Using low-sulphur crude to ­refine and blend marine fuel oil could slash the price spread between high-sulphur fuel oil (HSFO) and low-sulphur fuel oil (LSFO).

China possesses ample stocks of naturally low-sulphur crude, and thus could be the missing factor in shipowners’ scrubber calculations, Shanghai shipping analyst Liu Xunliang said.

Tough choices

Introducing low-sulphur Chinese crude to the international marine fuel market would also give ­Chinese bunkering in Zhoushan, Ningbo and Shanghai a competitive advantage over the world-­leading Singapore market.

But it all depends on changes in Chinese tax law, according to Liu.

Most shipowners have opted against installing exhaust gas cleaning systems or are sitting on the fence.
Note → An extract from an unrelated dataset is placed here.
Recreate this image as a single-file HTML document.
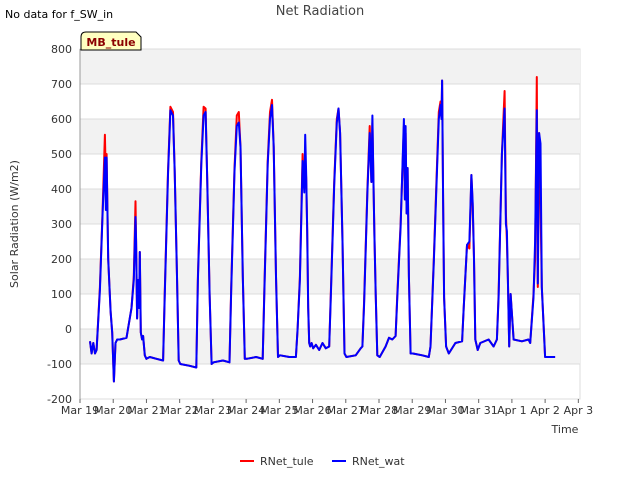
<!DOCTYPE html>
<html><head><meta charset="utf-8"><style>
body{margin:0;background:#fff;font-family:"Liberation Sans","DejaVu Sans",sans-serif}
svg text{font-family:"DejaVu Sans","Liberation Sans",sans-serif}
</style></head><body>
<svg id="chart" width="640" height="480" viewBox="0 0 640 480">
<text x="5" y="18" font-size="11" fill="#000">No data for f_SW_in</text>
<text x="320" y="15" font-size="13" fill="#444" text-anchor="middle">Net Radiation</text>
<g id="grid"></g>
<g id="axes"></g>
<g id="series"></g>
<g>
<path d="M81,50 L81,37 Q81,32 86,32 L136,32 L141,37 L141,50 Z" fill="#ffffc0" stroke="#000" stroke-width="1"/>
<text x="111" y="46" font-size="11" font-weight="bold" fill="#8b0000" text-anchor="middle">MB_tule</text>
</g>
<text x="565" y="433" font-size="11" fill="#333" text-anchor="middle">Time</text>
<text x="18" y="224" font-size="11" fill="#333" text-anchor="middle" transform="rotate(-90 18 224)">Solar Radiation (W/m2)</text>
<g>
<line x1="240" y1="461" x2="254" y2="461" stroke="red" stroke-width="2"/>
<text x="260" y="465" font-size="11" fill="#333">RNet_tule</text>
<line x1="332" y1="461" x2="346" y2="461" stroke="blue" stroke-width="2"/>
<text x="352" y="465" font-size="11" fill="#333">RNet_wat</text>
</g>
</svg>
<script>
const xTickLabels=["Mar 19","Mar 20","Mar 21","Mar 22","Mar 23","Mar 24","Mar 25","Mar 26","Mar 27","Mar 28","Mar 29","Mar 30","Mar 31","Apr 1","Apr 2","Apr 3"];
const yTicks=[-200,-100,0,100,200,300,400,500,600,700,800];
const times=[
0.3,0.35,0.4,0.45,0.5,0.6,0.68,0.75,0.78,0.8,0.85,0.92,0.97,1.02,1.07,1.12,
1.2,1.4,1.55,1.62,1.67,1.69,1.72,1.75,1.78,1.8,1.83,1.87,1.9,1.95,2.0,2.1,2.3,2.5,
2.55,2.65,2.72,2.8,2.85,2.92,2.97,3.02,3.3,3.5,
3.55,3.65,3.72,3.78,3.83,3.9,3.96,4.02,4.3,4.5,
4.55,4.65,4.72,4.78,4.83,4.9,4.96,5.02,5.3,5.5,
5.55,5.65,5.72,5.78,5.83,5.9,5.96,6.02,6.3,6.5,
6.55,6.62,6.7,6.75,6.78,6.81,6.84,6.87,6.9,6.93,6.97,7.02,7.1,7.2,7.3,7.4,7.5,
7.55,7.65,7.73,7.78,7.83,7.9,7.96,8.02,8.3,8.45,8.5,
8.55,8.65,8.72,8.77,8.8,8.83,8.86,8.9,8.95,9.02,9.2,9.3,9.4,9.5,
9.55,9.65,9.75,9.78,9.8,9.83,9.86,9.9,9.95,10.02,10.3,10.5,
10.55,10.65,10.8,10.85,10.88,10.9,10.93,10.96,11.02,11.1,11.3,11.5,
11.55,11.65,11.72,11.78,11.82,11.86,11.9,11.97,12.05,12.3,12.45,12.55,
12.6,12.7,12.78,12.82,12.85,12.88,12.92,12.96,13.05,13.3,13.5,
13.55,13.65,13.7,13.75,13.78,13.82,13.86,13.9,14.0,14.05,14.3];
const tuleValues=[
-35,-70,-40,-70,-60,120,340,555,420,500,200,50,-10,-150,-40,-30,
-30,-25,60,150,365,250,30,140,60,220,-10,-30,-20,-75,-85,-80,-85,-90,
100,450,635,620,450,150,-90,-100,-105,-110,
150,480,635,630,430,100,-100,-95,-90,-95,
120,460,610,620,520,150,-85,-85,-80,-85,
120,480,620,655,520,150,-80,-75,-80,-80,
0,150,500,400,480,430,280,60,-40,-50,-40,-55,-45,-60,-40,-55,-50,
100,420,600,630,560,250,-70,-80,-75,-55,-50,
80,400,580,420,590,430,270,100,-75,-80,-50,-25,-30,-20,
100,300,580,370,560,330,460,150,-70,-70,-75,-80,
-50,200,620,650,600,710,370,90,-50,-70,-40,-35,
60,240,230,440,350,200,-30,-60,-40,-30,-50,-30,
100,500,680,330,250,140,-50,100,-30,-35,-30,
-40,100,200,720,120,560,360,120,-80,-80,-80];
const watValues=[
-35,-70,-40,-70,-60,110,330,490,340,490,200,50,-10,-150,-40,-30,
-30,-25,60,140,320,250,30,140,60,220,-10,-30,-20,-75,-85,-80,-85,-90,
90,440,625,610,450,150,-90,-100,-105,-110,
140,470,610,620,430,100,-100,-95,-90,-95,
110,450,580,590,520,150,-85,-85,-80,-85,
110,470,600,640,520,150,-80,-75,-80,-80,
0,140,480,390,555,440,280,60,-40,-50,-40,-55,-45,-60,-40,-55,-50,
90,410,590,630,560,250,-70,-80,-75,-55,-50,
70,390,560,420,610,430,270,100,-75,-80,-50,-25,-30,-20,
90,290,600,370,580,330,460,150,-70,-70,-75,-80,
-50,190,600,640,600,710,370,90,-50,-70,-40,-35,
60,240,250,440,360,200,-30,-60,-40,-30,-50,-30,
90,500,630,300,280,140,-50,100,-30,-35,-30,
-40,90,250,625,130,560,530,120,-80,-80,-80];
const NS="http://www.w3.org/2000/svg";
const L=80,R=580,T=49,B=399;
const xs=t=>L+t*(R-L)/15.05;
const ys=v=>B-(v+200)*(B-T)/1000;
const grid=document.getElementById('grid'),axes=document.getElementById('axes'),series=document.getElementById('series');
function mk(tag,attrs,parent){const e=document.createElementNS(NS,tag);for(const k in attrs)e.setAttribute(k,attrs[k]);parent.appendChild(e);return e;}
mk('rect',{x:L,y:T,width:R-L,height:B-T,fill:'#fff',stroke:'#ddd'},grid);
for(let i=0;i<yTicks.length-1;i++){
  if(i%2===1){const b=mk('rect',{x:L,y:ys(yTicks[i+1]),width:R-L,height:ys(yTicks[i])-ys(yTicks[i+1]),fill:'#f2f2f2'},grid);
  
  }
}
yTicks.forEach(v=>{
  const g=mk('line',{x1:L,x2:R,y1:ys(v),y2:ys(v),stroke:'#dcdcdc'},grid);
  
  
  const t=mk('text',{x:L-8,y:ys(v)+4,'font-size':11,fill:'#333','text-anchor':'end'},axes);
  t.textContent=v;
  
  
});
xTickLabels.forEach((s,i)=>{
  const x=xs(i);
  mk('line',{x1:x,x2:x,y1:B,y2:B+4,stroke:'#666'},axes);
  const t=mk('text',{x:x,y:B+15,'font-size':11,fill:'#333','text-anchor':'middle'},axes);
  t.textContent=s;
  
  
});
mk('line',{x1:L,x2:L,y1:T,y2:B,stroke:'#999'},axes);
function line(vals,color,name){
  const n=Math.min(times.length,vals.length);
  const pts=[];
  for(let i=0;i<n;i++)pts.push(xs(times[i]).toFixed(1)+','+ys(vals[i]).toFixed(1));
  const p=mk('polyline',{points:pts.join(' '),fill:'none',stroke:color,'stroke-width':2,'stroke-linejoin':'round'},series);
  
  
}
line(tuleValues,'red','rnet-tule-line');
line(watValues,'blue','rnet-wat-line');
</script>
</body></html>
As of July, Clarkson ­Research Services expected 11% of the world’s merchant fleet (calculated by gross tonnage) to be ­fitted with scrubbers by ­early 2020, ­rising to 15% by the end of 2020.

Liner companies and owners of large bulkers and tankers are among those that have already ­bitten the bullet and ­ordered­ scrubbers, some hedging their bets with partial fleet coverage.

An Alphaliner report in July found that every major liner company had committed to the scrubber approach “to some degree”, and by May, 16% of all containerships had installed scrubbers — 35.7% of the global fleet by teu capa­city, reflecting the consensus that larger vessels gain most from the investment.

The price calculation is not complicated, but plugging in the right variables requires assumptions.

“Obviously, there are two deciding factors: the installation cost of desulphurisation towers; and the price difference between high and low-sulphur fuel,” Liu wrote, citing Alphaliner for a current price of $3m to $5m per installed scrubber and Drewry for an LSFO pre­mium of $240 per tonne in 2020.

Shanghai shipping analyst Liu Xunliang Photo: Spencer Tan/TradeWinds Events

Based on the case of a capesize bulker trading 200 days per year with daily fuel consumption of 48 tonnes and an installation cost of $5m, the equipment would pay for itself in fuel cost savings in about two years if Drewry’s prediction of a $240-per-tonne price spread comes true.

But Liu calculated that the introduction of Chinese low-sulphur stocks for production of LSFO could deflate the spread to $100 per tonne. In that case, it would take around six years for the scrubber to pay for itself, which could be longer than the lifetime of the equipment.

Crude from China’s ­Daqing and Shengli oilfields has a sulphur content of 0.11% and less than 1%, respectively, Liu noted, and residual products for fuel oil blending would have correspondingly low sulphur ­levels.

His full calculations are avail­able in Chinese and English on his China Newbuilding Price Index shipping research website.

Liu’s operating cost calculation is conservative because it excludes interest costs and the unknown costs of additional electric power, disposal of sulphur residue and extra crew labour, all factors that diminish the cost efficiency of the scrubber approach.

He noted that ordinary fuel residue ­disposal would cost CNY 9,000 ($1,275) per tonne in Shanghai, less at ­other Chinese ports, although it is unclear how much sulphur residue disposal would cost.

The sticking point for the availability of naturally low-sulphur Chinese-produced marine fuels is government policy.

Although Beijing has a stated goal of promoting the Zhoushan Islands as an ­internationally competitive centre for marine fuels, current tax law and customs regulations do not encourage domestic refining of bonded marine fuel for sale to ­internationally trading ships, nor do they make it practical to blend domestic LSFO with imported medium sulphur fuel oil or HSFO.

Thus, despite the advantages of Chinese discharge ports as a ­natural place for taking on bunkers, more than 90% of the bonded ­marine fuel sold in China is ­imported, making it uncompetitive on price.

Free to compete

“As China’s marine LSFO is not ­included in the list of tax rebates for general trade, the marine LSFO produced by domestic refineries is subject to a consumption tax of CNY 1,218 per tonne and value-­added tax of 16% before entering the bonded bunker sales to inter­national ships in Chinese waters,” Liu wrote. “Thus it cannot compete with Singapore in any way.”

However, he believes there are indications that the government could add marine fuel to its list of products eligible for tax rebates. The change could come as ­early as October, setting ­China’s refiners free to compete globally.

“The shipowners who are still worried about whether to install scrubbers should stop worrying and take LSFO in Zhoushan, Ningbo or Shanghai, because Zhou­shan marine bunker supply covers not only [the] port of Zhoushan, but also Ningbo and Shanghai,” he wrote.